No caso das microempresas e de pequeno porte, o grupo propõe pagar R$ 7.000, com correção de 3%, um ano depois da homologação do plano. O restante do crédito será pago com desconto e depois de quase 30 anos. Segundo a proposta, descontados os R$ 7.000, esses credores receberão o equivalente a 5% do saldo em parcela única, acrescido de até 3% de correção anual.
Para os demais credores, o plano da Coteminas prevê alternativamente a possibilidade de pagar por meio da emissão de cotas de um Fundo de Investimento Imobiliário que será criado após a aprovação do plano.
Os quirografários terão três opções: receber até R$ 7.000 em parcela única, um ano depois da homologação do plano, sem correção monetária; receber 5% do total do crédito em parcela única no 30º ano, com correção anual de até 3%; ou a adesão o fundo de investimento, do qual passam a ser cotistas.
Esses serão os cotistas “mezanino”, prevê o plano de recuperação.
Aqueles com garantia real têm duas opções. Na primeira, 5% do crédito será paga em parcela única, com correção anual de 3%, em 2055. A outra é adesão ao fundo, do qual serão cotistas “sêniores”. Para receber por essa opção, esses credores terão de liberar as hipotecas usadas em garantia.
Os credores não aderentes poderão entrar no fundo de investimento, mas terão que liberar todas as garantias detidas e suspender todas as ações ou execuções em curso contra o grupo.
O advogado Bernardo Bicalho diz que a decisão pelo FII decorreu do volume de imóveis que o grupo tem.
O laudo de constatação prévia que antecedeu o processamento da recuperação judicial não detalha quais são as propriedades do grupo, mas aponta que pelo duas empresas (a Encorpar Empreendimentos Imobiliários e a Coteminas S.A.) têm, juntas, R$ 55 milhões em imóveis.
Advogados que atuam para credores em recuperações judiciais disseram à Folha que a proposta do fundo de investimento é incomum, mas é possível.
Uma ressalva à ideia vem do momento vivido pelos fundos imobiliários. “Não é um mercado de alta. As ofertas de fundos de tijolo quase secaram. É um momento desafiador em termos de preços e de cotas”, diz Danilo Barbosa, do Clube FII.

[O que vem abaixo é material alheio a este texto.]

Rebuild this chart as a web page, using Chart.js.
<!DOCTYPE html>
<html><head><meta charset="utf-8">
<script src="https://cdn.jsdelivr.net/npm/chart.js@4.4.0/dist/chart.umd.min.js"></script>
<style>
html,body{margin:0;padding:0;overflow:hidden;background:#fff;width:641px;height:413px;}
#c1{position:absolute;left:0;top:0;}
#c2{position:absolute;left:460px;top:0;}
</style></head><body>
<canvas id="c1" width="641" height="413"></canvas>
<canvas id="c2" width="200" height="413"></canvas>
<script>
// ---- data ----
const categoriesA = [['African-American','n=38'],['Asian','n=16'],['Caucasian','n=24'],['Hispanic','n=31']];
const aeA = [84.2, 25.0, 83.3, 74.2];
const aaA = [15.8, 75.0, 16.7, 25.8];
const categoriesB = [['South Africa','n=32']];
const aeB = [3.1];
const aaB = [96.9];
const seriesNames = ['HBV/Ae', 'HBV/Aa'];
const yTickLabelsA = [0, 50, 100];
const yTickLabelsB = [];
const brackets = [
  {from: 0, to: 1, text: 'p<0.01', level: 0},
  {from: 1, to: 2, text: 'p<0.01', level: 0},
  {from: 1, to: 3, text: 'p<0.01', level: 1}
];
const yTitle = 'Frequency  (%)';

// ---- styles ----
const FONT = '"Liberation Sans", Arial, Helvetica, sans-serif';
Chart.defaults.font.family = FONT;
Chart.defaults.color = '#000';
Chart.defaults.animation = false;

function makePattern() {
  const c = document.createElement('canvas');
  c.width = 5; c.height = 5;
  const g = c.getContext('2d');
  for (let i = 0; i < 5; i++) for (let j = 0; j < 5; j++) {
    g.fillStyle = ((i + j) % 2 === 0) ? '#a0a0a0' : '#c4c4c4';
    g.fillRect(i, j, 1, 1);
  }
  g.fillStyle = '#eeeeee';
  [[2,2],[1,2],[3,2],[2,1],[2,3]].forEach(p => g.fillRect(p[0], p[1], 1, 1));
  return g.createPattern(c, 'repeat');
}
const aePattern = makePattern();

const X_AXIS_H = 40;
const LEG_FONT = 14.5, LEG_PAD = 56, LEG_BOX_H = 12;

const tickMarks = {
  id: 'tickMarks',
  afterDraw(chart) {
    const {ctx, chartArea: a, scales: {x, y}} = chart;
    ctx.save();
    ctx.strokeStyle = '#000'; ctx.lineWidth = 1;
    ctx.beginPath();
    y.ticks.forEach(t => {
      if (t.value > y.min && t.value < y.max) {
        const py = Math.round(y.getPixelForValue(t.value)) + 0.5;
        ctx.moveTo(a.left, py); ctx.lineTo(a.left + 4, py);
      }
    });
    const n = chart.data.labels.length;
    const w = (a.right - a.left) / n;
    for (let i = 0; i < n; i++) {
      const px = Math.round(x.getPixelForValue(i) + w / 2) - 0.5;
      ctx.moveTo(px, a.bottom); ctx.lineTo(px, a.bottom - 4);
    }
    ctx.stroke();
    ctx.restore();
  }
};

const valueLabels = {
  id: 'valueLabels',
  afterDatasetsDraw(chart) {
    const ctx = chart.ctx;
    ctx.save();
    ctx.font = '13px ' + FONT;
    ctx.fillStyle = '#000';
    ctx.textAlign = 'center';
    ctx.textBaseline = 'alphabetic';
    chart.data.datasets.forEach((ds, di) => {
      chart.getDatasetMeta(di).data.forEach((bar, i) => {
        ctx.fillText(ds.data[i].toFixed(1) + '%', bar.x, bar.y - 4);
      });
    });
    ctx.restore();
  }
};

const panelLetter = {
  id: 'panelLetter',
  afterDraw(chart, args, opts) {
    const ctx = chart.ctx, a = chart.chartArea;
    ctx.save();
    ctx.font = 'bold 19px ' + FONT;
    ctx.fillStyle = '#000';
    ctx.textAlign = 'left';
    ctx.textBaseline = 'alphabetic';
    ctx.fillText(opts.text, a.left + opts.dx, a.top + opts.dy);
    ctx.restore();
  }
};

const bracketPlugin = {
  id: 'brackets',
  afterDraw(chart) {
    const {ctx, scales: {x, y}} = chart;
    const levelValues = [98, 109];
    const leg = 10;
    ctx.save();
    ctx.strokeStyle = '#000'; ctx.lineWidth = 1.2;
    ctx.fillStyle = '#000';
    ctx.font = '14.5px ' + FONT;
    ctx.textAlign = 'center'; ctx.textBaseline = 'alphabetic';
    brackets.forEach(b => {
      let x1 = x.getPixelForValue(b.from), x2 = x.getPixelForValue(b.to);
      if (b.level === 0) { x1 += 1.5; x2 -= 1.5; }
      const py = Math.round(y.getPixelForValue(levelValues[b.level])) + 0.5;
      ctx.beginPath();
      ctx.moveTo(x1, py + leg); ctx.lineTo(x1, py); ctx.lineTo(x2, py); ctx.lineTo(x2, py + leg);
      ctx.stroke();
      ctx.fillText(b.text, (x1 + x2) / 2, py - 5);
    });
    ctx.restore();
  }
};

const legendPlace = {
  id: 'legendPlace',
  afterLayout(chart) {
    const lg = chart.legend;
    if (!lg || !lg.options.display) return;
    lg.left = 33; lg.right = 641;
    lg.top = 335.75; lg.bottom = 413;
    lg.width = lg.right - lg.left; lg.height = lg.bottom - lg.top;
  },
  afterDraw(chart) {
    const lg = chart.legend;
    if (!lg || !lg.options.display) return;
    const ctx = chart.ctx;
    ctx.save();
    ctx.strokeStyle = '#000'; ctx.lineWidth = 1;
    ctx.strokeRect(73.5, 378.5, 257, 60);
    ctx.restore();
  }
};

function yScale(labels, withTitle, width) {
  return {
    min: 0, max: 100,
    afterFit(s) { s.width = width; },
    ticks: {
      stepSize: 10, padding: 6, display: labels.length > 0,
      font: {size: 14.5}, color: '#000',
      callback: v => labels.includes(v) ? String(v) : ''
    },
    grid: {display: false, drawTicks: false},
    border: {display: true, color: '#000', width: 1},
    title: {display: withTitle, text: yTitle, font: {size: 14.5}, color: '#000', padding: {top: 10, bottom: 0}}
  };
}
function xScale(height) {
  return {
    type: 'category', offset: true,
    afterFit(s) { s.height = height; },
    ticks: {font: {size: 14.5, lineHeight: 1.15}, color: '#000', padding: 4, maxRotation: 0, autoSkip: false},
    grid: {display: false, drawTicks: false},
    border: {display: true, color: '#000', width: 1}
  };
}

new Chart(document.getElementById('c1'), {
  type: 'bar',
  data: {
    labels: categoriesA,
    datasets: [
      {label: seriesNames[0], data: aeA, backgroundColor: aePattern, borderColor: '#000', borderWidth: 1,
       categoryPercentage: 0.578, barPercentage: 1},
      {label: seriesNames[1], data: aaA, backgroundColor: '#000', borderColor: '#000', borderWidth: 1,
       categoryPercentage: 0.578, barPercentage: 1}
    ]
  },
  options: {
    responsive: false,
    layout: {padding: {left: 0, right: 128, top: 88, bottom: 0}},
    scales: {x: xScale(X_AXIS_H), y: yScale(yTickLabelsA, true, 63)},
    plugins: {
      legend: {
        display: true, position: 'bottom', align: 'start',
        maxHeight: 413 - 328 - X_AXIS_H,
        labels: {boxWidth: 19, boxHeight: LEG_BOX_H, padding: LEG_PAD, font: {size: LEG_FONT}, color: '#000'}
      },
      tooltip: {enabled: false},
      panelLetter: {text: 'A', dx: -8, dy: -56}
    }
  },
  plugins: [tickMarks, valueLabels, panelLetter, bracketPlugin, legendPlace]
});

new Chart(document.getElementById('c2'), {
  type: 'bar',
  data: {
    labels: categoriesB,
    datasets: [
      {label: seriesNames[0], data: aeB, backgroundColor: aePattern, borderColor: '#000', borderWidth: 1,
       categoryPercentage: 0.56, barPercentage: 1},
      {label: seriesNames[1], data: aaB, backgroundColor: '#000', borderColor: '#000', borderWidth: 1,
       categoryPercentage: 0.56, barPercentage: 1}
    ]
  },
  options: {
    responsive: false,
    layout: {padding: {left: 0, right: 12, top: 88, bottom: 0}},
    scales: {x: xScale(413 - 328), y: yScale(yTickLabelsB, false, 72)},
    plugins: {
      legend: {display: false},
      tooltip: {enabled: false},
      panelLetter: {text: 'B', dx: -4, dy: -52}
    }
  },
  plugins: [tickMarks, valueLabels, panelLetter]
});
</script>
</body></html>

O interesse de cotistas por um fundo depende também do tipo de imóvel que o compõe, o que pode influenciar na liquidez daquele ativo, na velocidade de locação e de formação de preço.
Segundo o advogado do grupo, já existem negociações com credores considerando a constituição do fundo.

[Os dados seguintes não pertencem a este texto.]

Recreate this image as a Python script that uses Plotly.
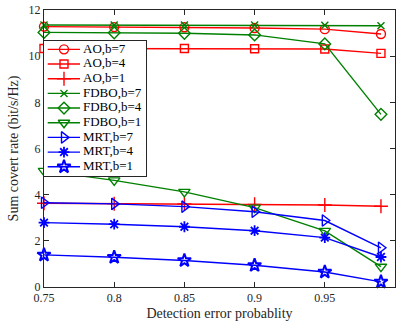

Bicalho também diz que a empresa já vem “desmobilizando ativos que não são úteis” para que os valores sejam depois destinados à recuperação judicial. Há alguns dias, o juiz Murilo Silvio de Abreu, autorizou a publicação de edital para a venda de dois imóveis.
Também está sob análise a venda da Mmartan. A marca foi incluída como garantia em um acordo fechado em julho entre a Coteminas e o fundo Odernes, titular de debêntures da companhia. Foi em meio a uma disputa com esse fundo que o grupo decidiu pela recuperação judicial, depois que o Odernes declarou o vencimento antecipado das debêntures e a execução das garantias, o que resultaria na transferência todas ações da Ammo.
O grupo conseguiu um empréstimo de R$ 20 milhões do banco Fibra, na modalidade DIP (Debtor-in-Possession Financing). Nesses tipo de crédito, caso a empresa não consiga se recuperar, o pagamento do empréstimo é extraconcursal, ou seja, tem preferência no pagamento.
O modelo tem sido usado por grandes empresas como um meio de garantir capital de giro enquanto as contas e dívidas são reorganizadas.
A Coteminas vem acumulando protestos em suas fábricas há alguns anos por atrasos no pagamento de salários e benefícios e sucessivas pausas em suas fábricas. Os demonstrativos financeiros das empresas do grupo também estão atrasados.
A CVM (Comissão de Valores Mobiliários) também abriu um processo para apurar a responsabilidade pela suspensão do registro de companhia aberta da Springs Global, do grupo Coteminas, atualmente em recuperação judicial.
Além de Josué, também foram incluídos no processo Pedro Garcia Bastos Neto, diretor e vice-presidente da Coteminas, e Barbara Gomes da Silva, que desde maio de 2024 é diretora financeira e de assuntos corporativos da Springs Global.